Unseasonably warm weather in February held down spending in February, but income gains suggest the weakness should be temporary. Inflation continues to firm and has returned to the Fed’s target.
Income Solid, While Spending Held Down by Utilities
As expected, income among U.S. households posted another solid gain in February. Personal income rose 0.4 percent, while income growth for January was revised up a tick to 0.5 percent. With strong payroll gains and an uptick in average hourly earnings last month, income from wages & salaries rose a touch ahead of the headline in February.
Spending, on the other hand, came in a bit below expectations, increasing just 0.1 percent. Weakness in utilities consumption once again depressed the headline; this year was the second warmest February in the contiguous U.S. since records began back in 1895. In addition, a near 3 percent drop in gasoline & energy prices depressed nominal consumption on energy goods over the month. The upshot of the weakness in spending is that the saving rate rose to a four-month high of 5.6 percent.
At Last, Inflation Reaches the Fed’s Target
Inflation showed further signs of firming in February. Headline inflation is now above the Fed’s 2.0 percent target for the first time since 2012. The PCE deflator ticked up just 0.1 percent on a drop back in energy prices over the month, but the year-over-year rate rose to 2.1 percent as energy prices have rebounded more than 30 percent over the past year.
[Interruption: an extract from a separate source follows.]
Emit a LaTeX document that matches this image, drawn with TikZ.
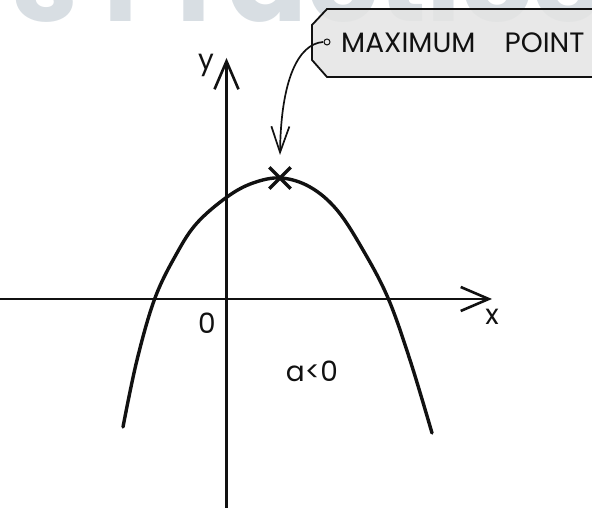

Core inflation posted another solid monthly gain, up 0.2 percent. Revisions to previous months’ data pushed the year-ago rate up to 1.8 percent, while over the past three months core inflation is rising within a hair of the Fed’s target at 1.9 percent. Although still below the Fed’s goal, the upward momentum should be enough for the Fed to hike again in June.
While inflation is now back to levels more palatable to the Fed, the upturn has taken a bite out of real consumer spending. After adjusting for inflation, personal spending fell for a second straight month in February and has slowed to a 1.9 percent pace over the past three months.
Currently, it looks like real personal consumption is on track to expand around 2 percent in the first quarter. This would mark a slowdown from Q4 after yesterday’s GDP revision showed consumer spending expanded at a 3.5 percent clip – noticeably stronger than the 3.0 percent pace previously estimated.
Spending Should Strengthen from Here
The soft spending numbers look at odds with the recent surge in consumer confidence measures. However, given the weather-related weakness in utilities spending as well as some delays in tax refunds for low- and middleincome earners in February, we expect real consumer spending to strengthen in the quarters ahead. In addition to the elevated readings of consumer confidence, hiring remains solid while average hourly earnings are picking up, which will support income and spending.